Surround Yourself with a Surrogate Family

“The three of us made an agreement…There were Fassbinder, myself and Ingrid. We said we would each take turns making one film and then working on a film of the other two. Fassbinder made ‘The Merchant of the Four Seasons.’ Then it was my turn. No, said Fassbinder, first I will make another film. That was the day I quit. Ingrid quit, too. Rainer, of course, admired this. He admired people who resisted him, who stood up to him when everybody seemed willing to go along with him. We all remained friends up until the end. He once said that the people he would have liked to spend his life with … couldn’t take him.”

Friend and fellow filmmaker Daniel Schmid here discusses the sometimes troubled but often deep friendships Fassbinder forged with fellow filmmakers and cineastes. Fassbinder was known for working with a stock company of cast and crew, with many of whom he shared profound and sometimes complex relationships (like Ali: Fear Eats the Soul’s El Hedi ben Salem). Through filmmaking, Fassbinder explored new possibilities for living and defining close connections, realizing self-actualized, bittersweet, and open definitions of family behind the camera while exploring “utopian” ideas in front of the camera…

Make Your Own Utopia

Fassbinder: “From my utopian ideal, from my perfectly concrete yearning for this utopia. If this yearning is driven out of me, I’ll come to a dead stop; that’s why I have this feeling I’m being murdered as a creative person in Germany, and please don’t take that for paranoia. In my opinion, this witch hunt we’ve been going through, which I think is only the tip of the iceberg, was staged to destroy individuals’ utopias. And also to cause my fears and guilt to become overwhelming. When it’s reached the point where my fears are greater than my yearning for something beautiful, I’ll have to put an end to it. Not only to my work.”

PAJ: “To your life?”

Fassbinder: “Yes, sure. There’s no reason to exist when you don’t have a goal any more.”

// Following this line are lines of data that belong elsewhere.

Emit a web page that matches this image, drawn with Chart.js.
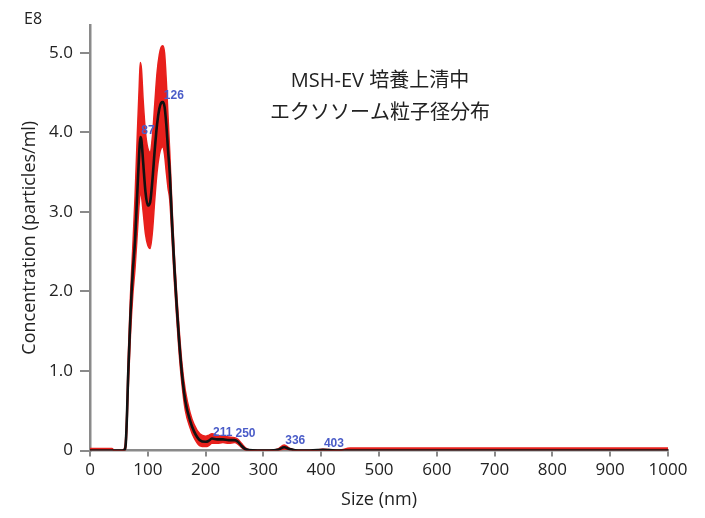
<!DOCTYPE html>
<html>
<head>
<meta charset="utf-8">
<script src="https://cdn.jsdelivr.net/npm/chart.js@4"></script>
<style>
  html, body { margin: 0; padding: 0; background: #fff; }
  #wrap { width: 705px; height: 518px; }
</style>
</head>
<body>
<div id="wrap"><canvas id="ntaChart"></canvas></div>
<script>
// particle size (nm) and concentration (E8 particles/ml)
var sizes = [0, 20, 38, 42, 56, 60, 62, 64, 66, 70, 74, 78, 82, 85, 87, 89, 92, 96, 100, 104, 108, 112, 116, 120, 123, 126, 129, 132, 135, 138, 142, 146, 150, 154, 159, 165, 173, 180, 190, 200, 205, 211, 220, 230, 240, 250, 256, 262, 268, 275, 290, 310, 325, 336, 345, 360, 380, 395, 403, 415, 430, 450, 500, 600, 700, 800, 900, 1000];
var meanConc = [0, 0, 0, 0, 0, 0.01, 0.1, 0.45, 0.95, 1.7, 2.25, 2.65, 3.27, 3.72, 3.94, 3.9, 3.62, 3.25, 3.08, 3.12, 3.4, 3.78, 4.1, 4.3, 4.37, 4.38, 4.32, 4.1, 3.78, 3.48, 2.85, 2.3, 1.82, 1.4, 0.97, 0.62, 0.38, 0.24, 0.13, 0.11, 0.12, 0.15, 0.14, 0.14, 0.13, 0.13, 0.11, 0.06, 0.02, 0.005, 0, 0, 0.01, 0.04, 0.02, 0, 0, 0.005, 0.01, 0.005, 0, 0, 0, 0, 0, 0, 0, 0];
var upperConc = [0.025, 0.025, 0.025, 0, 0, 0.04, 0.2, 0.6, 1.15, 1.95, 2.55, 3.2, 4.0, 4.55, 4.88, 4.8, 4.4, 4.0, 3.8, 3.75, 3.95, 4.35, 4.75, 4.98, 5.07, 5.09, 5.0, 4.65, 4.2, 3.75, 3.05, 2.45, 1.97, 1.55, 1.1, 0.75, 0.48, 0.33, 0.21, 0.18, 0.19, 0.21, 0.19, 0.18, 0.17, 0.16, 0.14, 0.09, 0.04, 0.01, 0, 0, 0.02, 0.07, 0.03, 0, 0, 0.01, 0.015, 0.01, 0, 0.03, 0.03, 0.03, 0.03, 0.03, 0.03, 0.03];
var lowerConc = [-0.025, -0.025, -0.025, 0, 0, 0, 0.04, 0.3, 0.75, 1.45, 1.95, 2.3, 2.75, 3.1, 3.25, 3.2, 3.0, 2.72, 2.58, 2.54, 2.75, 3.15, 3.5, 3.72, 3.8, 3.82, 3.72, 3.5, 3.3, 3.15, 2.65, 2.12, 1.67, 1.25, 0.84, 0.5, 0.29, 0.16, 0.06, 0.05, 0.06, 0.09, 0.09, 0.1, 0.09, 0.1, 0.08, 0.04, 0.005, 0, 0, 0, 0, 0.02, 0.01, 0, 0, 0, 0, 0, 0, -0.03, -0.03, -0.03, -0.03, -0.03, -0.03, -0.03];
var peakSizes = [87, 126, 211, 250, 336, 403];
var titleLines = ['MSH-EV 培養上清中', 'エクソソーム粒子径分布'];

var FONT = '"Open Sans", "Noto Sans CJK JP", sans-serif';

function toPoints(vals) {
    return sizes.map(function (s, i) { return { x: s, y: vals[i] }; });
}

var textPlugin = {
    id: 'ntaText',
    afterDraw: function (chart) {
        var ctx = chart.ctx;
        var xs = chart.scales.x, ys = chart.scales.y;
        ctx.save();
        // in-plot title
        ctx.fillStyle = '#222';
        ctx.font = '20px ' + FONT;
        ctx.textAlign = 'center';
        ctx.textBaseline = 'middle';
        ctx.fillText(titleLines[0], 380, 81);
        ctx.fillText(titleLines[1], 380, 113);
        // exponent label
        ctx.font = '16px ' + FONT;
        ctx.textAlign = 'left';
        ctx.fillText('E8', ys.right - 66, ys.top - 6);
        // peak labels
        ctx.fillStyle = '#4a5cc8';
        ctx.font = 'bold 12px "Liberation Sans", Arial, sans-serif';
        ctx.textBaseline = 'alphabetic';
        peakSizes.forEach(function (s) {
            var v = meanConc[sizes.indexOf(s)];
            ctx.fillText(String(s), xs.getPixelForValue(s) + 1, ys.getPixelForValue(v) - 3);
        });
        ctx.restore();
    }
};

var ctx = document.getElementById('ntaChart').getContext('2d');
var ntaChart = new Chart(ctx, {
    type: 'line',
    data: {
        datasets: [
            {
                label: 'mean',
                data: toPoints(meanConc),
                borderColor: '#111',
                borderWidth: 2.6,
                pointRadius: 0,
                fill: false,
                cubicInterpolationMode: 'monotone',
                order: 0
            },
            {
                label: 'upper',
                data: toPoints(upperConc),
                borderColor: '#e8201c',
                backgroundColor: '#e8201c',
                borderWidth: 1.5,
                pointRadius: 0,
                fill: '+1',
                cubicInterpolationMode: 'monotone',
                order: 1
            },
            {
                label: 'lower',
                data: toPoints(lowerConc),
                borderColor: '#e8201c',
                borderWidth: 1.5,
                pointRadius: 0,
                fill: false,
                cubicInterpolationMode: 'monotone',
                order: 2
            }
        ]
    },
    options: {
        responsive: true,
        maintainAspectRatio: false,
        animation: false,
        layout: {
            padding: { left: 15, right: 37, top: 25, bottom: 3 }
        },
        plugins: {
            legend: { display: false },
            tooltip: { enabled: false }
        },
        scales: {
            x: {
                type: 'linear',
                min: 0,
                max: 1000,
                ticks: {
                    stepSize: 100,
                    color: '#222',
                    padding: 3,
                    maxRotation: 0,
                    font: { family: FONT, size: 17 },
                    callback: function (v) { return String(v); }
                },
                grid: {
                    drawOnChartArea: false,
                    tickLength: 6,
                    color: '#8a8a8a',
                    lineWidth: 2
                },
                border: { color: '#8a8a8a', width: 2.5 },
                title: {
                    display: true,
                    text: 'Size (nm)',
                    color: '#222',
                    font: { family: FONT, size: 18 }
                },
                afterFit: function (scale) { scale.height = 64.5; }
            },
            y: {
                min: 0,
                max: 5.35,
                ticks: {
                    stepSize: 1,
                    includeBounds: false,
                    color: '#222',
                    padding: 7,
                    font: { family: FONT, size: 17 },
                    callback: function (v) { return v === 0 ? '0' : v.toFixed(1); }
                },
                grid: {
                    drawOnChartArea: false,
                    tickLength: 10,
                    color: '#8a8a8a',
                    lineWidth: 2
                },
                border: { color: '#8a8a8a', width: 2.5 },
                title: {
                    display: true,
                    text: 'Concentration (particles/ml)',
                    color: '#222',
                    font: { family: FONT, size: 18 }
                },
                afterFit: function (scale) { scale.width = 75; }
            }
        }
    },
    plugins: [textPlugin]
});
</script>
</body>
</html>
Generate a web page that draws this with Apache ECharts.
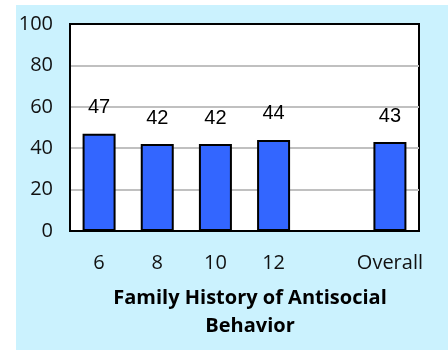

This passage from Fassbinder’s Performing Arts Journal interview (direct link) haunts with the knowledge of his tragic end. And certainly Fassbinder’s films, in which characters regularly meet tragedy, are hardly “utopian” in the most obvious sense of the word. But Fassbinder’s work as part of a battle against the “destruction of individuals’ utopias becomes more apparent when taking into consideration what the politics of his work is attempting to accomplish. As the director states earlier in the interview,

“It seems to me the society I live in is shaped not by happiness and freedom but rather by oppression, fear, and guilt. In my opinion, what we’re taught to experience as happiness is a pretext that a society shaped by various forms of compulsion offers the individual. And I’m not about to accept that offer.”

Fassbinder’s films are organized around a project of disabusing audiences of this counterfeit notion of happiness.

Filmmaking is Actively Political

What We’ve Learned

With an incredibly prolific output that followed him until his abrupt death of a drug overdose at the age of 37, Rainer Werner Fassbinder’s life and career is too easily subject to the romantic and tragic myth of a high-velocity, hard-living genius who burned out from both excessive creativity and excessive living. The ceaseless work of Fassbinder remains astounding, and his outsized personality a marvel of a filmmaker asserting himself on the global stage. But it’s just as easily important to understand how his politics, reputation, and films were all intertwined within the work of a filmmaker who refused to accept easy or received notions of justice, traditional boundaries between Hollywood and the arthouse, and existing hierarchies of “good” taste.

The films of Fassbinder balance seeming contradictions or polarities ‐ romance and tragedy being one of many ‐ borne of a filmmaker constantly wrestling with ideas, institutions, social norms, and the people around him. Sometimes the restless alchemy of dysfunction can produce something incredible.